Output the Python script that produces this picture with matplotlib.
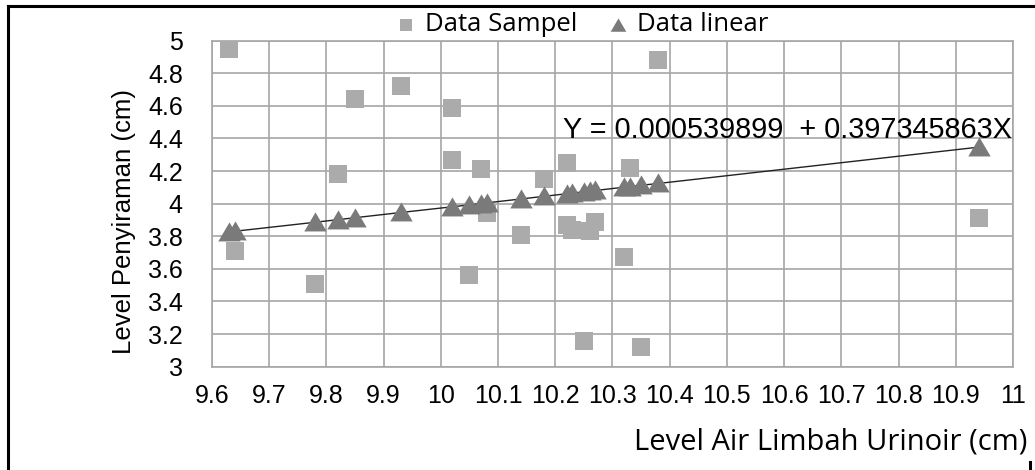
import matplotlib.pyplot as plt
from matplotlib.lines import Line2D

# data
x_sampel = [9.63, 9.64, 9.78, 9.82, 9.85, 9.93, 10.02, 10.02, 10.05, 10.07, 10.08, 10.14,
            10.18, 10.22, 10.22, 10.23, 10.25, 10.26, 10.27, 10.32, 10.33, 10.35, 10.38, 10.94]
y_sampel = [4.95, 3.71, 3.51, 4.18, 4.64, 4.72, 4.59, 4.27, 3.56, 4.21, 3.94, 3.81,
            4.15, 4.25, 3.87, 3.84, 3.16, 3.83, 3.89, 3.67, 4.22, 3.12, 4.88, 3.91]

x_linear = [9.63, 9.64, 9.78, 9.82, 9.85, 9.93, 10.02, 10.05, 10.07, 10.08, 10.14,
            10.18, 10.22, 10.23, 10.25, 10.26, 10.27, 10.32, 10.33, 10.35, 10.38, 10.94]
y_linear = [3.827, 3.831, 3.886, 3.902, 3.914, 3.946, 3.981, 3.993, 4.001, 4.005, 4.029,
            4.045, 4.061, 4.065, 4.073, 4.077, 4.081, 4.101, 4.105, 4.113, 4.124, 4.347]

x_ticks = [9.6, 9.7, 9.8, 9.9, 10, 10.1, 10.2, 10.3, 10.4, 10.5, 10.6, 10.7, 10.8, 10.9, 11]
x_ticklabels = ['9.6', '9.7', '9.8', '9.9', '10', '10.1', '10.2', '10.3', '10.4', '10.5',
                '10.6', '10.7', '10.8', '10.9', '11']
y_ticks = [3, 3.2, 3.4, 3.6, 3.8, 4, 4.2, 4.4, 4.6, 4.8, 5]
y_ticklabels = ['3', '3.2', '3.4', '3.6', '3.8', '4', '4.2', '4.4', '4.6', '4.8', '5']

equation = 'Y = 0.000539899  + 0.397345863X'

arial = 'Liberation Sans'
calibri = 'Open Sans'

fig = plt.figure(figsize=(10.35, 4.7), dpi=100)
ax = fig.add_axes([0.2048, 0.2198, 0.7739, 0.6936])

tri = [(-1, -0.8), (1, -0.8), (0, 0.9)]

ax.scatter(x_sampel, y_sampel, marker='s', s=150, color='#ababab', zorder=3,
           linewidths=0, label='Data Sampel')
ax.plot(x_linear, y_linear, color='#222222', linewidth=1.0, zorder=4)
ax.scatter(x_linear, y_linear, marker=tri, s=260, color='#7a7a7a', zorder=5,
           linewidths=0, label='Data linear')

ax.set_xlim(9.6, 11)
ax.set_ylim(3, 5)
ax.set_xticks(x_ticks)
ax.set_xticklabels(x_ticklabels, fontsize=18, family=arial)
ax.set_yticks(y_ticks)
ax.set_yticklabels(y_ticklabels, fontsize=18, family=arial)
ax.tick_params(length=0)
ax.tick_params(axis='x', pad=12.5)
ax.tick_params(axis='y', pad=21)
ax.grid(True, color='#a6a6a6', linewidth=1.2)
ax.set_axisbelow(True)
for s in ax.spines.values():
    s.set_color('#a6a6a6')
    s.set_linewidth(1.2)

ax.text(10.214, 4.452, equation, fontsize=20.8, family=arial, va='center', ha='left', zorder=6)

fig.text(124 / 1035, 1 - 222 / 470, 'Level Penyiraman (cm)', fontsize=18.5, family=arial,
         rotation=90, ha='center', va='center')
fig.text(0.993, 1 - 442 / 470, 'Level Air Limbah Urinoir (cm)', fontsize=21, family=calibri,
         ha='right', va='center')

fig.legend(loc='center', bbox_to_anchor=(0.563, 0.947), ncol=2, frameon=False,
           prop={'family': calibri, 'size': 18.5}, handlelength=0.7, handletextpad=0.4,
           columnspacing=1.2, markerscale=0.7)

# frame around the picture
fig.add_artist(Line2D([8 / 1035, 8 / 1035], [0, 1 - 6 / 470], color='black', linewidth=2.2))
fig.add_artist(Line2D([8 / 1035, 1], [1 - 6 / 470, 1 - 6 / 470], color='black', linewidth=2.2))
fig.add_artist(Line2D([1030 / 1035, 1030 / 1035], [0, 8 / 470], color='black', linewidth=2.2))

fig.savefig('out.png', dpi=100)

======

◆ AIM OF THE EXERCISE
Everything from the first line to the line with "from matplotlib.lines import Line2D" must be repeated exactly, and nothing else. Leave the pictures out.

◆ REPLY TO THE TASK
Output the Python script that produces this picture with matplotlib.
import matplotlib.pyplot as plt
from matplotlib.lines import Line2D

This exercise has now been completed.